* _Prompt_
Once the pictures are set aside, transcribe the remaining data exactly.

* _Available data_
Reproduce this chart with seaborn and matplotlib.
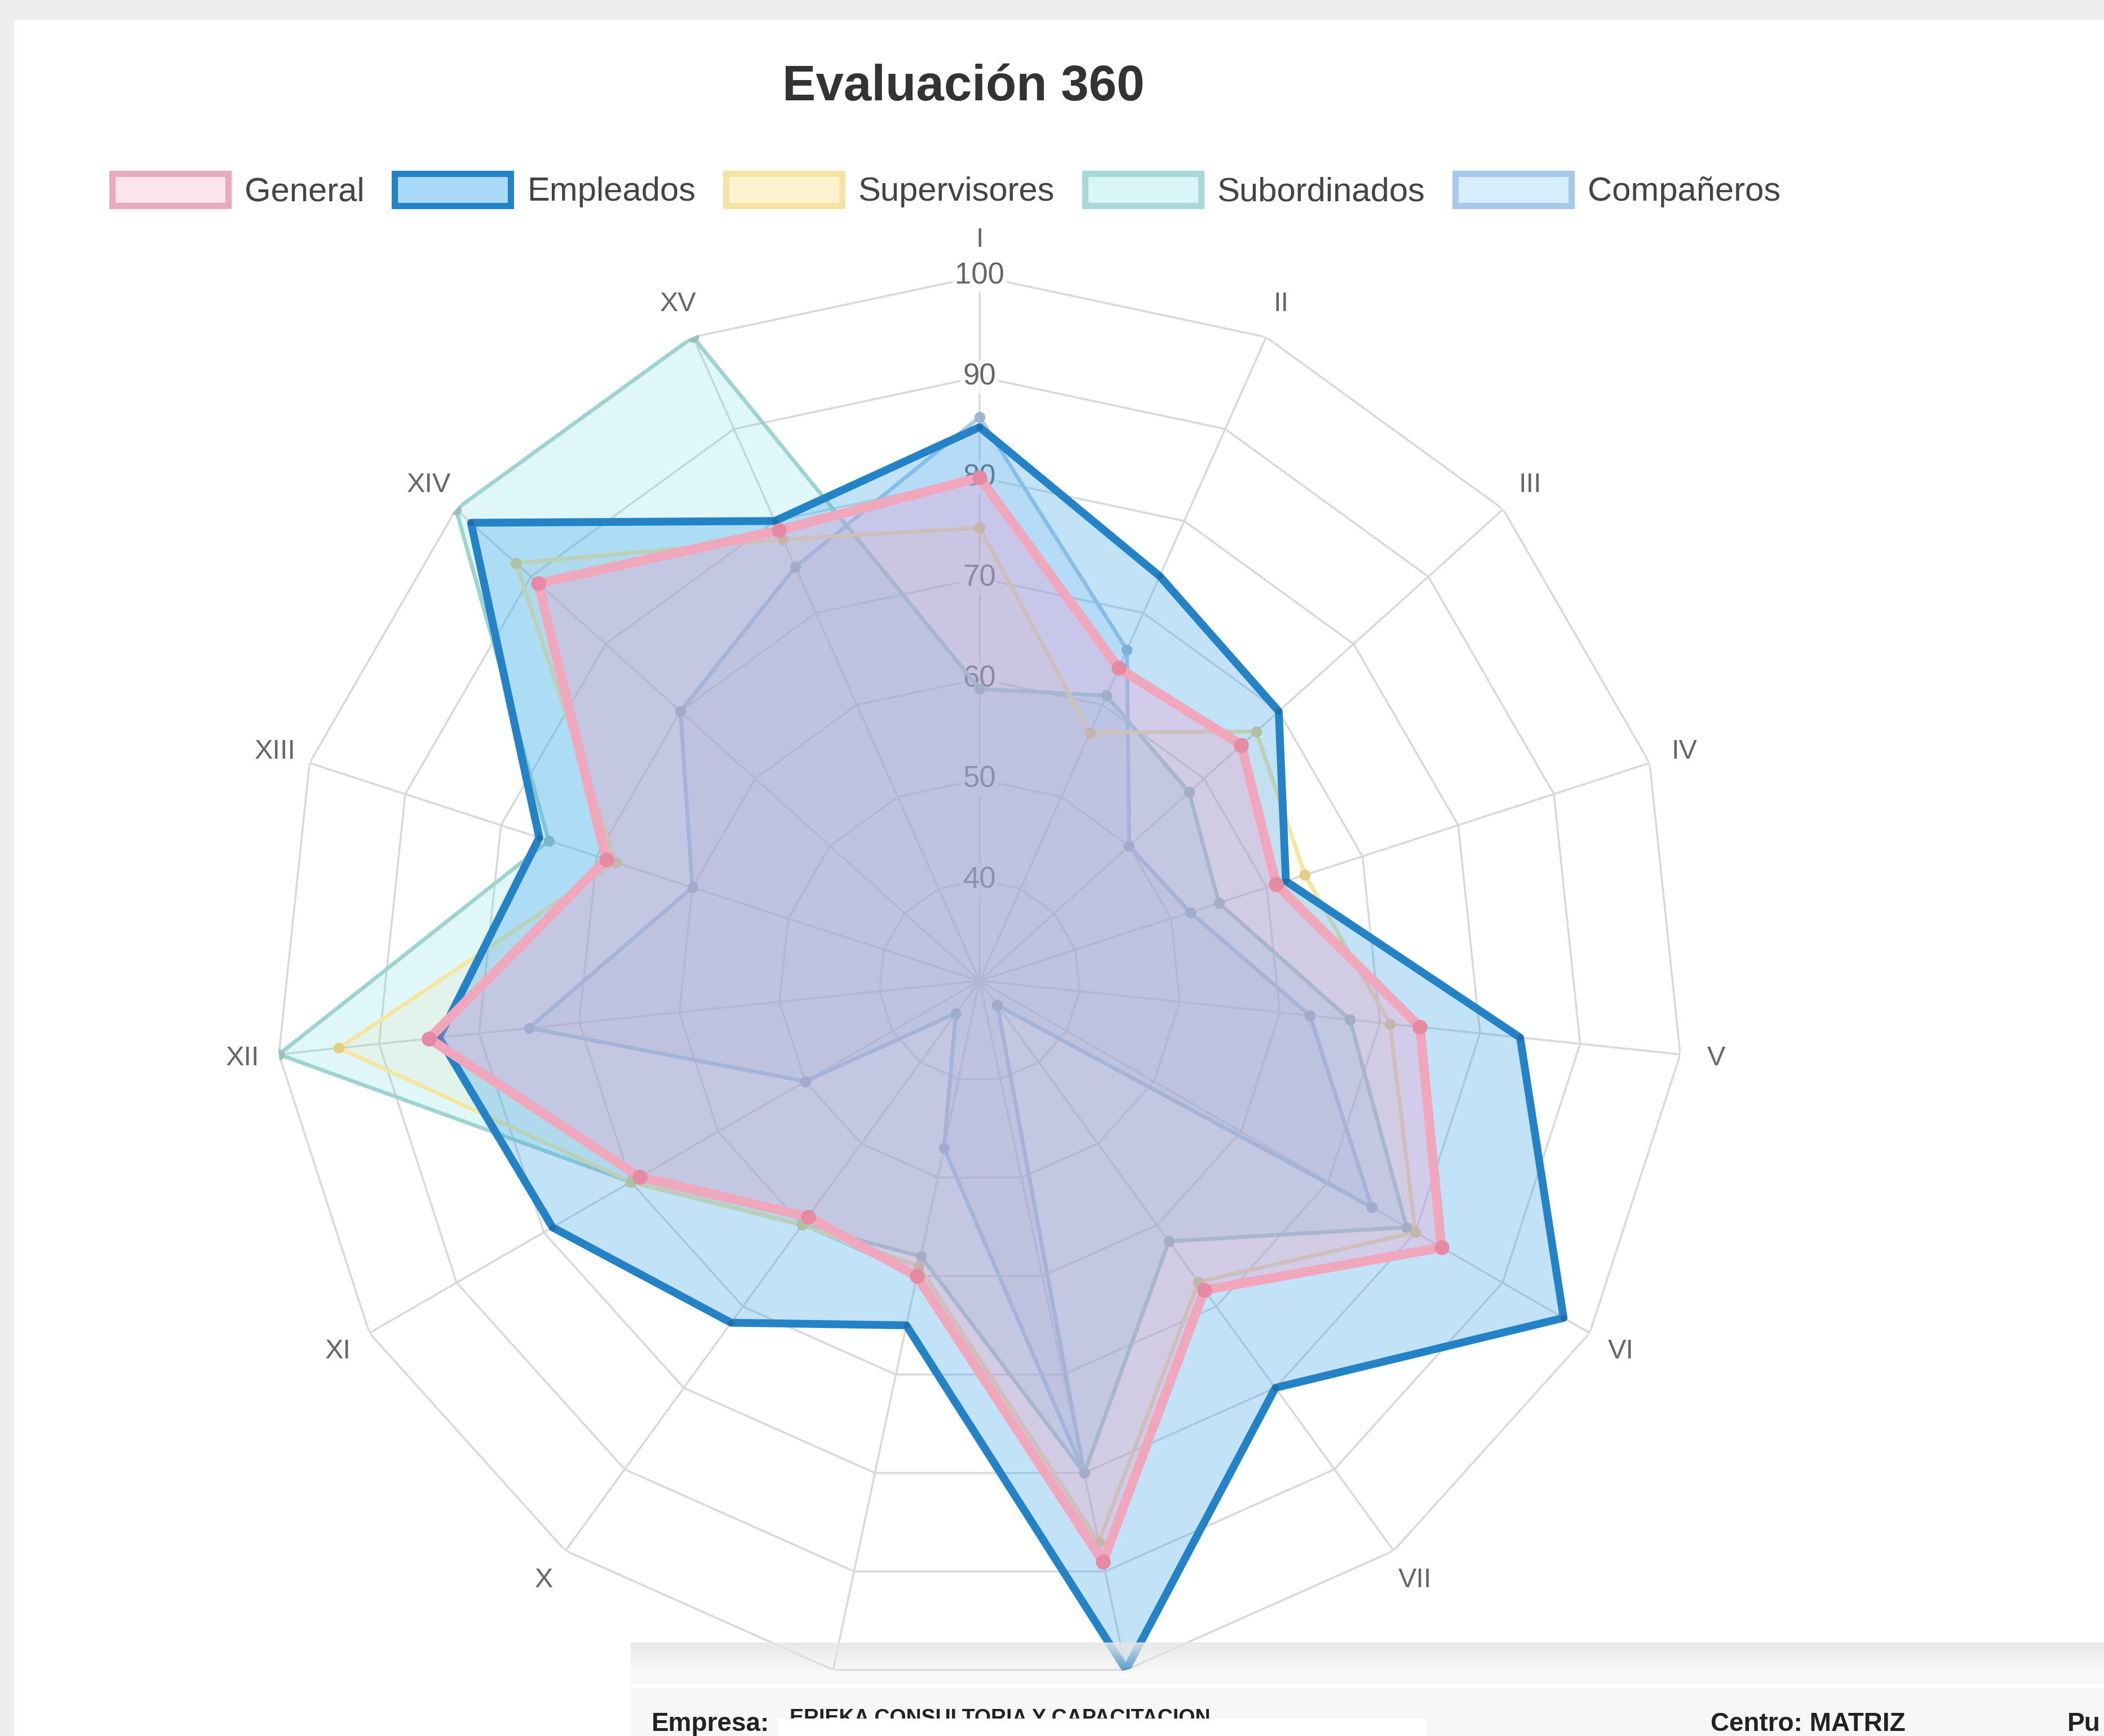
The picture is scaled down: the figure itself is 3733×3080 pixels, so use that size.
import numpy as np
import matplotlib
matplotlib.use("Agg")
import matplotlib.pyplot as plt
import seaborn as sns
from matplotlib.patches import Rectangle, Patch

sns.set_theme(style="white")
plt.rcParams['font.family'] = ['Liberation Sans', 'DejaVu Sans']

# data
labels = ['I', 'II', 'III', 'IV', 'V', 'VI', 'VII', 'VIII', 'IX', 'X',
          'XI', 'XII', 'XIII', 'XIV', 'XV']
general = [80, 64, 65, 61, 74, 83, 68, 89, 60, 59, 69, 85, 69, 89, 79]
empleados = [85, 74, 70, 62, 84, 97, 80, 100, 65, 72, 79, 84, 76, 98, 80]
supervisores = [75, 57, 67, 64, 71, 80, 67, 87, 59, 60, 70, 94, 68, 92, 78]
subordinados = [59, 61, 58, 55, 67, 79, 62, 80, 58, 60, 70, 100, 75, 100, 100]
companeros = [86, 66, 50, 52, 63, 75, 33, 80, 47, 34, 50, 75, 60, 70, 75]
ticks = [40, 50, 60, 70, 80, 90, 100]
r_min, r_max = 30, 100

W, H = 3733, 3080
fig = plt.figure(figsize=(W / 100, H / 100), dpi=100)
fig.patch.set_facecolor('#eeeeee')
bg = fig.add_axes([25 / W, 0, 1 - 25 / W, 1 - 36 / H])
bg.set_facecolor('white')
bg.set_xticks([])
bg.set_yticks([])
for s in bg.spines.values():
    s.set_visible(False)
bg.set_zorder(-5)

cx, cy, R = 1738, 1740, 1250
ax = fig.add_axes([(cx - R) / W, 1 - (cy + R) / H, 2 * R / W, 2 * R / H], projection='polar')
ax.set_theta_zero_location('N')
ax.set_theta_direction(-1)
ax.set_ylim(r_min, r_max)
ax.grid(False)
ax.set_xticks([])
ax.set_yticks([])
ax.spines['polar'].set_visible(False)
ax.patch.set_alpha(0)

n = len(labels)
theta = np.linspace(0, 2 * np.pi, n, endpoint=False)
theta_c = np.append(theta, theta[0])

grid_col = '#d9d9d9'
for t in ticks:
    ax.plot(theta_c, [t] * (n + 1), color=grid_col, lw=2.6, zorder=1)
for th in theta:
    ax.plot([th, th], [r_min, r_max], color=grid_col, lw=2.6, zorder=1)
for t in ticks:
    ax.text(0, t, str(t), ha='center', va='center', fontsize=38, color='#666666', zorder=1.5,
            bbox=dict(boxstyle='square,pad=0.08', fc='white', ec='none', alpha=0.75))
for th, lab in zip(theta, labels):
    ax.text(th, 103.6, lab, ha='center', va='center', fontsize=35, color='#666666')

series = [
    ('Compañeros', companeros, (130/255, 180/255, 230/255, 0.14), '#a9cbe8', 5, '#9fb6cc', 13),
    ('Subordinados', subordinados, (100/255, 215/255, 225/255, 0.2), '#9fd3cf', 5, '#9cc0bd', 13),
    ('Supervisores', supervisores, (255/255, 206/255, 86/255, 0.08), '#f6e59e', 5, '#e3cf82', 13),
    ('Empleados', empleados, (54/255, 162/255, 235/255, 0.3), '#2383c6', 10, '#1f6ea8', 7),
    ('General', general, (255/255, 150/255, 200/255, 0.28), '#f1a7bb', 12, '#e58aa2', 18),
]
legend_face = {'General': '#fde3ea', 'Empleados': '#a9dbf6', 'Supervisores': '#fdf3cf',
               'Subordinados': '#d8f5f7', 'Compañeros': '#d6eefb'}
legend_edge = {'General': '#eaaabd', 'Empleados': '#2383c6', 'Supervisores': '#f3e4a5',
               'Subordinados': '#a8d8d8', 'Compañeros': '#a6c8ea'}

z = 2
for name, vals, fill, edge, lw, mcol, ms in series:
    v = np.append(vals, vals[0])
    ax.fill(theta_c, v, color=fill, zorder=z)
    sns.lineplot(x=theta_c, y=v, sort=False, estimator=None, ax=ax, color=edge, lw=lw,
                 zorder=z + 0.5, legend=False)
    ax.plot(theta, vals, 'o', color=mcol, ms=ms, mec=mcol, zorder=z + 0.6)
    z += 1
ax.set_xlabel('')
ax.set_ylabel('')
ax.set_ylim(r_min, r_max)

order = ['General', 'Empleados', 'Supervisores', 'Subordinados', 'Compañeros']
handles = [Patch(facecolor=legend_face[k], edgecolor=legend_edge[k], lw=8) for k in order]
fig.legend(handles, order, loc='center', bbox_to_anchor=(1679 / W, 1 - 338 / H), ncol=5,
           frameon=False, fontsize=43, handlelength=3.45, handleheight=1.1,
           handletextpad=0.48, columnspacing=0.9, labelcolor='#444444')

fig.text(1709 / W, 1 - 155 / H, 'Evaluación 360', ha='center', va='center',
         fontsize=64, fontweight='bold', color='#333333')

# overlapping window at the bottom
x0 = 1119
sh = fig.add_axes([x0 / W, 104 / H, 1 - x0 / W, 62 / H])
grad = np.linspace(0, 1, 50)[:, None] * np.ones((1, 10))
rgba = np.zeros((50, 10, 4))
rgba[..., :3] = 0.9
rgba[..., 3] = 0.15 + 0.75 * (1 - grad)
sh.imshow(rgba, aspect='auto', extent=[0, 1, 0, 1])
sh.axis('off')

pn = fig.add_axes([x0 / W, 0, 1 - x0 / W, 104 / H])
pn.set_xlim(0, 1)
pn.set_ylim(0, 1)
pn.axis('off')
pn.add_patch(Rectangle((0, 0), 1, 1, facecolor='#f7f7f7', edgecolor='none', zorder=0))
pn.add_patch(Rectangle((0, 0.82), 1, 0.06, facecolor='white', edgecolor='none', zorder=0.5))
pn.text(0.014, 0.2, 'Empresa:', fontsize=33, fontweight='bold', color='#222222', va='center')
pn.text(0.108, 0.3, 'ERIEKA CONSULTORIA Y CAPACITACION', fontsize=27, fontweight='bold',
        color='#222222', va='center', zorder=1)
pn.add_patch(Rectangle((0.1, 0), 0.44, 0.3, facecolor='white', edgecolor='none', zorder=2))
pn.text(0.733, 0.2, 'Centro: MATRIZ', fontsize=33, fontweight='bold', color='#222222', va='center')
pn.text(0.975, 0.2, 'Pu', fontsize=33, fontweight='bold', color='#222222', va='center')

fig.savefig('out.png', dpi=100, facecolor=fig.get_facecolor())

* _In response_
Reproduce this chart with seaborn and matplotlib.
The picture is scaled down: the figure itself is 3733×3080 pixels, so use that size.
import numpy as np
import matplotlib
matplotlib.use("Agg")
import matplotlib.pyplot as plt
import seaborn as sns
from matplotlib.patches import Rectangle, Patch

sns.set_theme(style="white")
plt.rcParams['font.family'] = ['Liberation Sans', 'DejaVu Sans']

# data
labels = ['I', 'II', 'III', 'IV', 'V', 'VI', 'VII', 'VIII', 'IX', 'X',
          'XI', 'XII', 'XIII', 'XIV', 'XV']
general = [80, 64, 65, 61, 74, 83, 68, 89, 60, 59, 69, 85, 69, 89, 79]
empleados = [85, 74, 70, 62, 84, 97, 80, 100, 65, 72, 79, 84, 76, 98, 80]
supervisores = [75, 57, 67, 64, 71, 80, 67, 87, 59, 60, 70, 94, 68, 92, 78]
subordinados = [59, 61, 58, 55, 67, 79, 62, 80, 58, 60, 70, 100, 75, 100, 100]
companeros = [86, 66, 50, 52, 63, 75, 33, 80, 47, 34, 50, 75, 60, 70, 75]
ticks = [40, 50, 60, 70, 80, 90, 100]
r_min, r_max = 30, 100

W, H = 3733, 3080
fig = plt.figure(figsize=(W / 100, H / 100), dpi=100)
fig.patch.set_facecolor('#eeeeee')
bg = fig.add_axes([25 / W, 0, 1 - 25 / W, 1 - 36 / H])
bg.set_facecolor('white')
bg.set_xticks([])
bg.set_yticks([])
for s in bg.spines.values():
    s.set_visible(False)
bg.set_zorder(-5)

cx, cy, R = 1738, 1740, 1250
ax = fig.add_axes([(cx - R) / W, 1 - (cy + R) / H, 2 * R / W, 2 * R / H], projection='polar')
ax.set_theta_zero_location('N')
ax.set_theta_direction(-1)
ax.set_ylim(r_min, r_max)
ax.grid(False)
ax.set_xticks([])
ax.set_yticks([])
ax.spines['polar'].set_visible(False)
ax.patch.set_alpha(0)

n = len(labels)
theta = np.linspace(0, 2 * np.pi, n, endpoint=False)
theta_c = np.append(theta, theta[0])

grid_col = '#d9d9d9'
for t in ticks:
    ax.plot(theta_c, [t] * (n + 1), color=grid_col, lw=2.6, zorder=1)
for th in theta:
    ax.plot([th, th], [r_min, r_max], color=grid_col, lw=2.6, zorder=1)
for t in ticks:
    ax.text(0, t, str(t), ha='center', va='center', fontsize=38, color='#666666', zorder=1.5,
            bbox=dict(boxstyle='square,pad=0.08', fc='white', ec='none', alpha=0.75))
for th, lab in zip(theta, labels):
    ax.text(th, 103.6, lab, ha='center', va='center', fontsize=35, color='#666666')

series = [
    ('Compañeros', companeros, (130/255, 180/255, 230/255, 0.14), '#a9cbe8', 5, '#9fb6cc', 13),
    ('Subordinados', subordinados, (100/255, 215/255, 225/255, 0.2), '#9fd3cf', 5, '#9cc0bd', 13),
    ('Supervisores', supervisores, (255/255, 206/255, 86/255, 0.08), '#f6e59e', 5, '#e3cf82', 13),
    ('Empleados', empleados, (54/255, 162/255, 235/255, 0.3), '#2383c6', 10, '#1f6ea8', 7),
    ('General', general, (255/255, 150/255, 200/255, 0.28), '#f1a7bb', 12, '#e58aa2', 18),
]
legend_face = {'General': '#fde3ea', 'Empleados': '#a9dbf6', 'Supervisores': '#fdf3cf',
               'Subordinados': '#d8f5f7', 'Compañeros': '#d6eefb'}
legend_edge = {'General': '#eaaabd', 'Empleados': '#2383c6', 'Supervisores': '#f3e4a5',
               'Subordinados': '#a8d8d8', 'Compañeros': '#a6c8ea'}

z = 2
for name, vals, fill, edge, lw, mcol, ms in series:
    v = np.append(vals, vals[0])
    ax.fill(theta_c, v, color=fill, zorder=z)
    sns.lineplot(x=theta_c, y=v, sort=False, estimator=None, ax=ax, color=edge, lw=lw,
                 zorder=z + 0.5, legend=False)
    ax.plot(theta, vals, 'o', color=mcol, ms=ms, mec=mcol, zorder=z + 0.6)
    z += 1
ax.set_xlabel('')
ax.set_ylabel('')
ax.set_ylim(r_min, r_max)

order = ['General', 'Empleados', 'Supervisores', 'Subordinados', 'Compañeros']
handles = [Patch(facecolor=legend_face[k], edgecolor=legend_edge[k], lw=8) for k in order]
fig.legend(handles, order, loc='center', bbox_to_anchor=(1679 / W, 1 - 338 / H), ncol=5,
           frameon=False, fontsize=43, handlelength=3.45, handleheight=1.1,
           handletextpad=0.48, columnspacing=0.9, labelcolor='#444444')

fig.text(1709 / W, 1 - 155 / H, 'Evaluación 360', ha='center', va='center',
         fontsize=64, fontweight='bold', color='#333333')

# overlapping window at the bottom
x0 = 1119
sh = fig.add_axes([x0 / W, 104 / H, 1 - x0 / W, 62 / H])
grad = np.linspace(0, 1, 50)[:, None] * np.ones((1, 10))
rgba = np.zeros((50, 10, 4))
rgba[..., :3] = 0.9
rgba[..., 3] = 0.15 + 0.75 * (1 - grad)
sh.imshow(rgba, aspect='auto', extent=[0, 1, 0, 1])
sh.axis('off')

pn = fig.add_axes([x0 / W, 0, 1 - x0 / W, 104 / H])
pn.set_xlim(0, 1)
pn.set_ylim(0, 1)
pn.axis('off')
pn.add_patch(Rectangle((0, 0), 1, 1, facecolor='#f7f7f7', edgecolor='none', zorder=0))
pn.add_patch(Rectangle((0, 0.82), 1, 0.06, facecolor='white', edgecolor='none', zorder=0.5))
pn.text(0.014, 0.2, 'Empresa:', fontsize=33, fontweight='bold', color='#222222', va='center')
pn.text(0.108, 0.3, 'ERIEKA CONSULTORIA Y CAPACITACION', fontsize=27, fontweight='bold',
        color='#222222', va='center', zorder=1)
pn.add_patch(Rectangle((0.1, 0), 0.44, 0.3, facecolor='white', edgecolor='none', zorder=2))
pn.text(0.733, 0.2, 'Centro: MATRIZ', fontsize=33, fontweight='bold', color='#222222', va='center')
pn.text(0.975, 0.2, 'Pu', fontsize=33, fontweight='bold', color='#222222', va='center')

fig.savefig('out.png', dpi=100, facecolor=fig.get_facecolor())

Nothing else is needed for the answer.